Auch eine offene Fehlerkultur ist ein sehr wichtiger Grundstein für einen sicheren Flugbetrieb: Ich bin sehr froh, dass Fehler offen angesprochen werden. Innerhalb der täglichen Operation, aber auch wenn mal etwas richtig schiefgelaufen ist. Erkennen wir Fehler oder Gefahren, so melden wir diese ohne Konsequenzen zu befürchten. Das wird bei uns Just Culture genannt. Unsere negativen Erfahrungen werden ausgewertet und allen Kollegen zur Verfügung gestellt, falls unsere Sicherheitsabteilung der Meinung ist, dass die Kollegenschaft davon profitiert und der Flugbetrieb sicherer wird.

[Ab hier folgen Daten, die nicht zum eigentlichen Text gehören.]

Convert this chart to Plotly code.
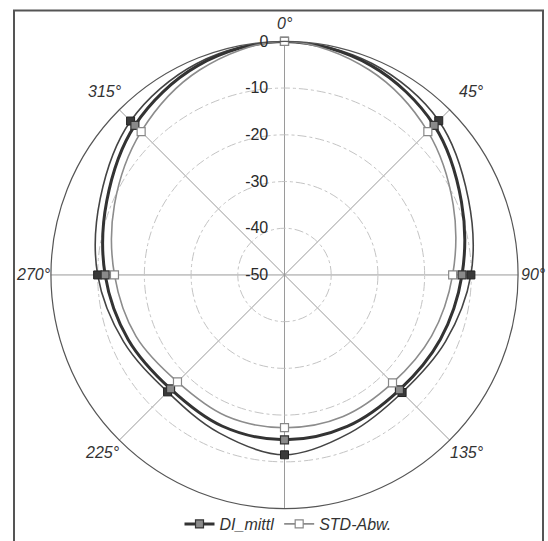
import plotly.graph_objects as go

angles = [0, 22.5, 45, 67.5, 90, 112.5, 135, 157.5,
          180, 202.5, 225, 247.5, 270, 292.5, 315, 337.5]
# Marked (measured) directions are every 45 degrees
marked_angles = [0, 45, 90, 135, 180, 225, 270, 315]
angle_labels = ["0°", "45°", "90°", "135°", "", "225°", "270°", "315°"]

# Values in dB
upper_vals = [0, -1.0, -3.3, -7.4, -10.1, -12.7, -14.4, -13.4,
              -11.5, -13.4, -14.6, -12.7, -10.0, -7.3, -3.4, -1.0]   # mean + std
di_mittl = [0, -1.5, -4.7, -9.0, -12.0, -13.9, -15.2, -14.9,
            -14.7, -15.0, -15.5, -13.8, -11.6, -8.8, -4.7, -1.5]     # DI_mittl
std_abw = [0, -2.5, -6.6, -10.9, -14.0, -15.9, -17.3, -17.2,
           -17.3, -17.3, -17.6, -15.6, -13.6, -10.6, -6.6, -2.5]     # STD-Abw.

radial_ticks = [-50, -40, -30, -20, -10, 0]
radial_labels = ["-50", "-40", "-30", "-20", "-10", "0"]

START = angles.index(180)   # spline seam at the bottom


def loop(v):
    seq = list(v[START:]) + list(v[:START])
    return seq + [seq[0]]


def marked(v):
    return [val for a, val in zip(angles, v) if a in marked_angles]


styles = [
    ("upper", upper_vals, dict(color="#444444", width=1.6),
     dict(symbol="square", size=8, color="#3a3a3a", line=dict(color="#222222", width=1)), False),
    ("DI_mittl", di_mittl, dict(color="#333333", width=3),
     dict(symbol="square", size=8, color="#8a8a8a", line=dict(color="#333333", width=1.2)), True),
    ("STD-Abw.", std_abw, dict(color="#8c8c8c", width=1.6),
     dict(symbol="square", size=8, color="#ffffff", line=dict(color="#888888", width=1.2)), True),
]

fig = go.Figure()
for name, vals, ln, mk, leg in styles:
    fig.add_trace(go.Scatterpolar(
        r=loop(vals), theta=loop(angles), mode="lines",
        line=dict(shape="spline", smoothing=1, **ln),
        showlegend=False, hoverinfo="skip", name=name))
    fig.add_trace(go.Scatterpolar(
        r=marked(vals), theta=marked(angles), mode="markers",
        marker=mk, showlegend=False, name=name))
    if leg:
        fig.add_trace(go.Scatterpolar(
            r=[None], theta=[None], mode="lines+markers",
            line=ln, marker=mk, showlegend=True, name=name))

W, H = 548, 541
cx, cy, rad = 284.5, 277.0, 235.3

# angular labels placed like the reference (pixel positions)
label_pos = {"0°": (285, 24), "45°": (471, 92), "90°": (533, 277), "135°": (467, 456),
             "225°": (102, 456), "270°": (33, 277), "315°": (105, 92)}
annotations = [dict(text=t, x=px / W, y=1 - py / H, xref="paper", yref="paper",
                    xanchor="center", yanchor="middle", showarrow=False,
                    font=dict(size=16, style="italic", color="#333333"))
               for t, (px, py) in label_pos.items()]

fig.update_layout(
    width=W, height=H,
    margin=dict(l=0, r=0, t=0, b=0),
    paper_bgcolor="white",
    font=dict(family="Liberation Sans, Arial, sans-serif", size=15, color="#333333"),
    polar=dict(
        domain=dict(x=[(cx - rad) / W, (cx + rad) / W],
                    y=[1 - (cy + rad) / H, 1 - (cy - rad) / H]),
        bgcolor="white",
        angularaxis=dict(
            rotation=90, direction="clockwise",
            tickmode="array", tickvals=marked_angles, ticktext=angle_labels,
            showticklabels=False,
            showline=True, linecolor="#555555", linewidth=1.2,
            showgrid=True, gridcolor="#9a9a9a", gridwidth=1,
            ticks="",
        ),
        radialaxis=dict(
            range=[-50, 0], tickmode="array", tickvals=radial_ticks,
            ticktext=[s + "\u00a0\u00a0\u00a0" for s in radial_labels],
            angle=90, tickangle=90, side="counterclockwise",
            tickfont=dict(size=16, color="#2a2a2a"),
            showline=False, ticks="",
            showgrid=True, gridcolor="#c4c4c4", gridwidth=1, griddash="dashdot",
        ),
    ),
    legend=dict(
        orientation="h", x=288 / W, y=1 - 528 / H, xanchor="center", yanchor="middle",
        font=dict(size=16, style="italic", color="#333333"),
        bgcolor="rgba(0,0,0,0)",
    ),
    annotations=annotations,
    shapes=[dict(type="path", xref="paper", yref="paper",
                 path="M {0},{1} L {0},{2} L {3},{2} L {3},{1}".format(
                     14 / W, -0.05, 1 - 10.5 / H, 543 / W),
                 line=dict(color="#555555", width=2), fillcolor="rgba(0,0,0,0)")],
)

fig.write_html("out.html",
               config={"displayModeBar": False},
               post_script="document.body.style.margin='0';document.body.style.overflow='hidden';")
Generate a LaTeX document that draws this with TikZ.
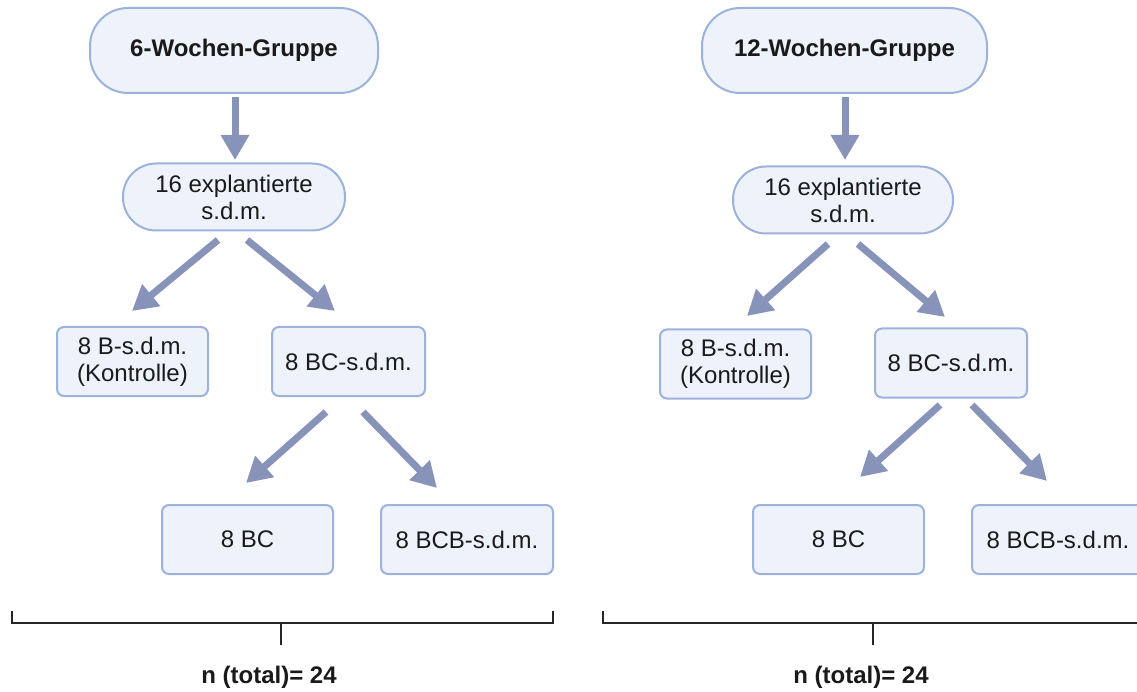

Zusammengefasst: offene Fehlerkultur, Respekt und Empathie.
Was sind aus deiner Sicht die wichtigsten Instrumente guter Führung?
Eigenverantwortung und damit die Freiheit zu haben, Entscheidungen zu treffen, die auch Geld kosten ohne Konsequenzen zu fürchten. Sei es bei der Bestellung von Treibstoff oder der Verschiebung von Abflügen durch Verlängerungen der Ruhezeiten oder außerplanmäßigen Landungen an Ausweichflughäfen. Dem Ablehnen eines Flugzeugs aus technischen Gründen. Oder sogar dem Abladen von Gästen bei krassem Fehlverhalten (ohne bei VIPS oder Politiker ausnahmen machen zu müssen).
Gibt es für Dich ein Vorbild als Führungskraft; auch außerhalb deines aktuellen beruflichen Umfeldes?
Innerhalb meines Umfeldes habe ich viele verschiedene Führungskräfte kennengelernt. Immer wieder sind mir einzelne positive Eigenschaften aufgefallen, die ich kombiniere und damit meinen eigenen, individuellen Führungsstil entwickle. Außerhalb meines beruflichen Umfeldes sind mir schon einmal negative Führungsstile aufgefallen – ich finde man muss immer versuchen, jeden Mitarbeiter mit Respekt zu behandeln und ihm ein Stück weit Vertrauen entgegenzubringen, dass er seine Aufgaben kompetent und motiviert ausführen wird.
Gerade deine Generation scheint zum Thema Führung hohe Anforderungen zu haben; wie schätzt du das ein?
Eine Führungskraft muss für mich kompetent wirken und jederzeit den Gesamtüberblick haben, ohne sich in Details zu verlieren. Gerade in unserem Arbeitsumfeld sollte sie weltoffen sein. Autoritäre Führungsstile gehören der Vergangenheit an – zumindest in unserer Branche trifft man auf kompetente und gebildete Menschen, die nachvollziehen wollen und müssen, warum etwas wie gemacht werden soll. Außerdem lohnt es sich sehr, den einzelnen Mitarbeitern zuzuhören, um Veränderungen am Produkt nicht nur Theoretikern zu überlassen. Feedback ist sehr weit verbreitet und es lohnt sich oft dieses anzunehmen.